In the midst of this growing conflict, the Governor of Virginia, Sir William Berkeley, attempted to work out a compromise to prevent further bloodshed and disorder. He tried, but failed, to ensure the friendship of the Indian tribes while at the same time assuring the colonists that they represented no threat to them and their livelihoods. He did this mainly by setting up a commission which ruled that only certain select individuals would in the future be allowed to trade with the natives. This was supposed to make sure that arms and ammunition wouldn't fall into Indian hands.

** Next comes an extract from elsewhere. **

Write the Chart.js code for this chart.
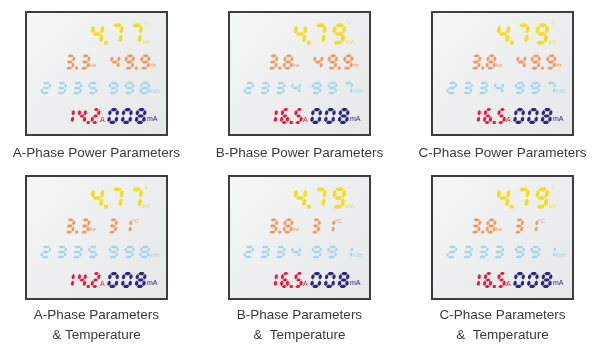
<!DOCTYPE html>
<html><head><meta charset="utf-8">
<script src="https://cdn.jsdelivr.net/npm/chart.js@4/dist/chart.umd.min.js"></script>
<style>html,body{margin:0;padding:0;background:#fff}canvas{display:block}</style>
</head><body>
<canvas id="c" width="603" height="345"></canvas>
<script>
// ---- data ----
const phases = ['A', 'B', 'C'];
const topLabels = ['A-Phase Power Parameters', 'B-Phase Power Parameters', 'C-Phase Power Parameters'];
const bottomLabels = [['A-Phase Parameters', '& Temperature'], ['B-Phase Parameters', '&  Temperature'], ['C-Phase Parameters', '&  Temperature']];
const voltage = ['4.77', '4.79', '4.79'];
const power = ['3.3', '3.8', '3.8'];
const frequency = ['49.9', '49.9', '49.9'];
const temperature = ['31', '31', '31'];
const energyIntTop = ['2335', '2334', '2334'];
const energyFracTop = ['998', '997', '997'];
const energyIntBottom = ['2335', '2334', '2333'];
const energyFracBottom = ['998', '991', '991'];
const current = ['14.2', '16.5', '16.5'];
const leakage = ['008', '008', '008'];
const panelRows = [0, 1]; // 0 = power parameters, 1 = parameters & temperature

// ---- styles ----
const COL = {yellow:'#f3dc22', orange:'#ef9860', blue:'#a2d6ee', red:'#e21d3d', navy:'#28287e', border:'#3d3d3d', label:'#3a3a3a'};
const PW = 141, PH = 123;

const SEGS = {'0':'abcdef','1':'bc','2':'abged','3':'abgcd','4':'fgbc','5':'afgcd','6':'afgedc','7':'abc','8':'abcdefg','9':'abcdfg'};

function drawDigits(ctx, str, right, cy, h, color, o) {
  const w = h * o.w, g = h * o.g, d = h * (o.d || 0.32), t = o.t, sl = 0.12;
  const items = [];
  for (const ch of str) items.push({ch, width: ch === '.' ? d : w});
  const gapAfter = i => (i < items.length - 1 && items[i].ch !== '.' && items[i + 1].ch !== '.') ? g : 0;
  let total = 0;
  items.forEach((it, i) => { total += it.width + gapAfter(i); });
  let x = right - total;
  const top = cy - h / 2;
  ctx.save();
  ctx.fillStyle = color;
  const P = (px, py) => [x + px + (h - py) * sl, top + py];
  const poly = pts => {
    ctx.beginPath();
    pts.forEach((p, k) => { const q = P(p[0], p[1]); if (k) ctx.lineTo(q[0], q[1]); else ctx.moveTo(q[0], q[1]); });
    ctx.closePath(); ctx.fill();
  };
  const hs = (xa, xb, y) => poly([[xa, y], [xa + t / 2, y - t / 2], [xb - t / 2, y - t / 2], [xb, y], [xb - t / 2, y + t / 2], [xa + t / 2, y + t / 2]]);
  const vs = (x0, ya, yb) => poly([[x0, ya], [x0 + t / 2, ya + t / 2], [x0 + t / 2, yb - t / 2], [x0, yb], [x0 - t / 2, yb - t / 2], [x0 - t / 2, ya + t / 2]]);
  items.forEach((it, i) => {
    if (it.ch === '.') {
      const [qx, qy] = P(d * 0.2, h - t);
      ctx.fillRect(qx, qy, t, t);
    } else if (SEGS[it.ch]) {
      const x0 = t / 2, x1 = w - t / 2, y0 = t / 2, y1 = h - t / 2, ym = h / 2, e = 0.5;
      const segs = {
        a: () => hs(x0 + e, x1 - e, y0),
        b: () => vs(x1, y0 + e, ym - e),
        c: () => vs(x1, ym + e, y1 - e),
        d: () => hs(x0 + e, x1 - e, y1),
        e: () => vs(x0, ym + e, y1 - e),
        f: () => vs(x0, y0 + e, ym - e),
        g: () => hs(x0 + e, x1 - e, ym)
      };
      for (const s of SEGS[it.ch]) segs[s]();
    }
    x += it.width + gapAfter(i);
  });
  ctx.restore();
}

function unit(ctx, txt, x, y, size, color) {
  ctx.save();
  ctx.font = size + 'px "Liberation Sans", Arial, sans-serif';
  ctx.fillStyle = color; ctx.textAlign = 'left'; ctx.textBaseline = 'middle';
  ctx.fillText(txt, x, y);
  ctx.restore();
}

const panelPlugin = {
  id: 'panels',
  afterDatasetsDraw(chart) {
    const ctx = chart.ctx;
    const meta = chart.getDatasetMeta(0);
    meta.data.forEach((el, idx) => {
      const raw = chart.data.datasets[0].data[idx];
      const i = raw.phase, row = raw.row;
      const cx = el.x, cy = el.y - 9;
      const L = Math.round(cx - PW / 2), T = Math.round(cy - PH / 2);
      // panel
      ctx.save();
      const gr = ctx.createLinearGradient(L, T, L + PW, T + PH);
      gr.addColorStop(0, '#f5f6f6'); gr.addColorStop(1, '#e5e7e8');
      ctx.fillStyle = gr; ctx.fillRect(L, T, PW, PH);
      ctx.strokeStyle = COL.border; ctx.lineWidth = 2; ctx.strokeRect(L, T, PW, PH);
      ctx.restore();
      // row 1: voltage
      drawDigits(ctx, voltage[i], L + 115, T + 22, 21, COL.yellow, {w: 0.62, g: 0.3, t: 3.7, d: 0.3});
      unit(ctx, 'kV', L + 117, T + 30, 6, COL.yellow);
      unit(ctx, '°', L + 119, T + 14, 7, COL.yellow);
      // row 2
      drawDigits(ctx, power[i], L + 63, T + 50, 15, COL.orange, {w: 0.65, g: 0.3, t: 2.8, d: 0.36});
      unit(ctx, 'kw', L + 64, T + 54, 5, COL.orange);
      if (row === 0) {
        drawDigits(ctx, frequency[i], L + 123, T + 50, 15, COL.orange, {w: 0.66, g: 0.3, t: 2.8, d: 0.38});
        unit(ctx, 'Hz', L + 124, T + 54, 5, COL.orange);
      } else {
        drawDigits(ctx, temperature[i], L + 105, T + 50, 15, COL.orange, {w: 0.62, g: 0.35, t: 2.8});
        unit(ctx, '°C', L + 106, T + 45, 6, COL.orange);
      }
      // row 3: energy
      const ei = row === 0 ? energyIntTop[i] : energyIntBottom[i];
      const ef = row === 0 ? energyFracTop[i] : energyFracBottom[i];
      drawDigits(ctx, ei, L + 71, T + 76, 12.5, COL.blue, {w: 0.8, g: 0.45, t: 2.4});
      drawDigits(ctx, ef, L + 123, T + 76, 12.5, COL.blue, {w: 0.8, g: 0.45, t: 2.4});
      unit(ctx, 'kWh', L + 124, T + 80, 5, COL.blue);
      // row 4
      drawDigits(ctx, current[i], L + 73, T + 104, 16, COL.red, {w: 0.55, g: 0.2, t: 3, d: 0.3});
      unit(ctx, 'A', L + 74, T + 108, 7, COL.red);
      drawDigits(ctx, leakage[i], L + 119, T + 104, 16, COL.navy, {w: 0.66, g: 0.2, t: 3.2});
      unit(ctx, 'mA', L + 121, T + 107, 7, COL.navy);
      // labels
      ctx.save();
      ctx.font = '13.5px "Liberation Sans", Arial, sans-serif';
      ctx.fillStyle = COL.label; ctx.textAlign = 'center'; ctx.textBaseline = 'middle';
      if (row === 0) {
        ctx.fillText(topLabels[i], cx, T + PH + 18);
      } else {
        ctx.fillText(bottomLabels[i][0], cx, T + PH + 16);
        ctx.fillText(bottomLabels[i][1], cx, T + PH + 36);
      }
      ctx.restore();
    });
  }
};

const points = [];
panelRows.forEach(r => phases.forEach((p, i) => points.push({x: i + 0.5, y: r + 0.5, phase: i, row: r})));

new Chart(document.getElementById('c'), {
  type: 'scatter',
  data: {datasets: [{data: points, pointRadius: 0, pointHoverRadius: 0}]},
  options: {
    responsive: false, animation: false, events: [],
    layout: {padding: {top: 0, bottom: 16, left: 0, right: 0}},
    scales: {
      x: {min: 0.025, max: 2.995, display: false},
      y: {min: 0, max: 2, reverse: true, display: false}
    },
    plugins: {legend: {display: false}, tooltip: {enabled: false}}
  },
  plugins: [panelPlugin]
});
</script>
</body></html>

Yet Bacon was furious at Governor Berkeley's policy. He openly accused Berkeley—his cousin by marriage—of favoritism, reserving lucrative trade deals for his cronies. Denied the opportunity to serve in the local militia, Bacon formed his own band of fighters, with himself as their self-styled general. As well as leading regular sorties against native tribes, Bacon and his men openly challenged Berkeley's authority as governor.
At first, Berkeley tried to buy Bacon off with concessions, but Bacon wouldn't play ball and he and his militiamen issued a Declaration of the People, which some historians have interpreted as a forerunner of the Declaration of Independence exactly one hundred years later. Whether this is true or not, a full-scale rebellion had broken out, with Bacon and his men ranged against the legally constituted authority of Governor Berkeley. In the ensuing conflict, the respective fortunes of the two sides ebbed and flowed. At first, Bacon gained the upper hand, taking Jamestown and burning it to the ground. But after Berkeley's men managed to infiltrate Bacon's forces and capture his fleet of ships, the tide began to turn.
Not long after Bacon and his men destroyed Jamestown, Bacon suddenly fell ill and died. This was the opportunity for Berkeley to assert his authority, which he did by having all the rebellion's ringleaders hanged. But the damage to Berkeley's authority had been done, not to mention relations between the Virginia colonists and the Native-American population. And after a government investigation, Berkeley was relieved of his position and recalled to England, where he died just one year after Bacon's Rebellion.